Reprocessing & Batching
This feature is exclusive for Premium users.
Sometimes you need to reprocess a specific date range - maybe you fixed a bug in your custom lineage, changed attribution logic, or GA4 revised its raw data. Instead of rebuilding the entire history, you can target exact dates.
Quick start​
To reprocess a single date range, pass REPROCESS_START_DATE and REPROCESS_END_DATE as Dataform variables:
dataform run \
--vars="REPROCESS_START_DATE=2025-06-01,REPROCESS_END_DATE=2025-06-30" \
--tags="events,sessions"
This will:
- Override the normal incremental checkpoint with your start date
- Delete existing data in that date range from the target tables
- Re-insert freshly computed data for those dates
Batch reprocessing script​
For large date ranges (months or years of data), a single dataform run can hit BigQuery's 6-hour query timeout. The batch-reprocess.sh script splits the range into manageable batches and runs them sequentially.

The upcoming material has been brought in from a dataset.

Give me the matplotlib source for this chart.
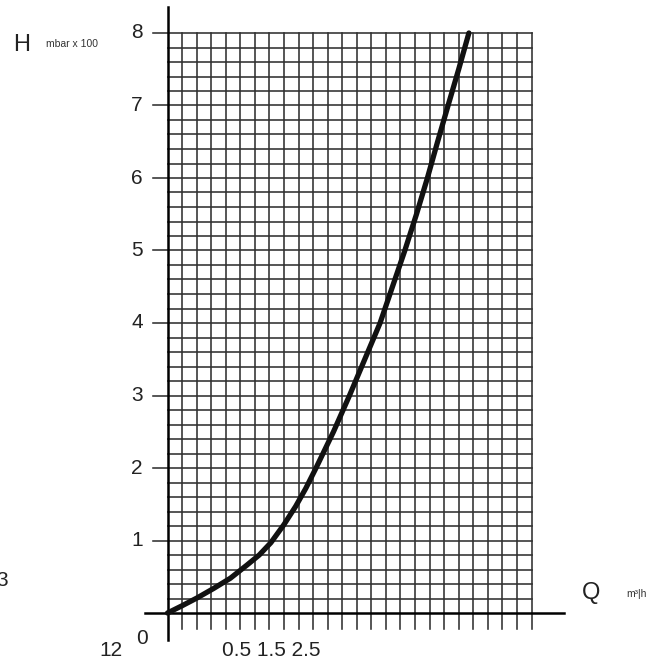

Location: scripts/batch-reprocess.sh (included with Premium installations)
Prerequisites:
dataformCLI installed and authenticated with GCP- Run from the Dataform repository root
Usage​
./scripts/batch-reprocess.sh <start_date> <end_date> [batch_size_days] [tags] [extra_vars]
| Parameter | Required | Default | Description |
|---|---|---|---|
start_date | Yes | - | First date to reprocess (YYYY-MM-DD) |
end_date | Yes | - | Last date to reprocess (YYYY-MM-DD) |
batch_size_days | No | 30 | Number of days per batch |
tags | No | events,sessions | Dataform tags to run |
extra_vars | No | - | Additional Dataform variables (comma-separated key=value pairs) |
Examples​
Reprocess all of 2024 in 30-day batches:
./scripts/batch-reprocess.sh 2024-01-01 2024-12-31
Reprocess with smaller batches (useful for high-traffic properties):
./scripts/batch-reprocess.sh 2024-01-01 2024-12-31 14
Reprocess only events (skip sessions):
./scripts/batch-reprocess.sh 2024-01-01 2024-06-30 30 "events"
Reprocess into a test dataset:
./scripts/batch-reprocess.sh 2024-01-01 2024-03-31 30 "events,sessions" \
"OUTPUTS_DATASET=superform_outputs_test,TRANSFORMATIONS_DATASET=superform_transformations_test"
What happens during a batch run​
The script loops through the date range in chunks:
--- Batch 1: 2024-01-01 -> 2024-01-30 ---
--- Batch 2: 2024-01-31 -> 2024-03-01 ---
--- Batch 3: 2024-03-02 -> 2024-03-31 ---
...
All 4 batches completed successfully.
Each batch runs a full dataform run with the date range variables. If any batch fails, the script stops immediately so you can investigate before continuing.
Reprocessing from Dataform UI​
You can trigger a reprocess directly from the Dataform UI by creating a dedicated Release configuration with the reprocessing variables, and a Workflow configuration that runs it on demand.
1. Create a Release configuration​
Navigate to Releases and Scheduling in your Dataform repository and create a new Release configuration:
- Release ID: e.g.
reprocess - Compilation variables: add the following:
REPROCESS_START_DATE=2025-06-01REPROCESS_END_DATE=2025-06-30LABEL_EXECUTION_OPERATION=reprocessing
2. Create a Workflow configuration​
Create a new Workflow configuration attached to the release you just created:
- Release configuration: select your
reprocessrelease - Schedule frequency: select On-demand (not daily)
- Selection of tags: select the tags you want to reprocess (e.g.
events,sessions) - Run with full refresh: leave unchecked (the reprocess variables handle the date range)
3. Run the workflow​
Click the three dots on the workflow configuration and select Run now.
The UI method works well for small, one-off reprocesses. For anything spanning more than ~60 days, use the batch script to avoid timeouts. Remember to update the compilation variables in the Release configuration each time you need a different date range.
Important notes​
- Reprocessing deletes and re-inserts data for the specified date range. It does not append.
- Each batch is labeled with
LABEL_EXECUTION_OPERATION=reprocessingfor tracking in BigQuery audit logs. - If you have custom lineage tables enabled, they are also reprocessed within the same date range.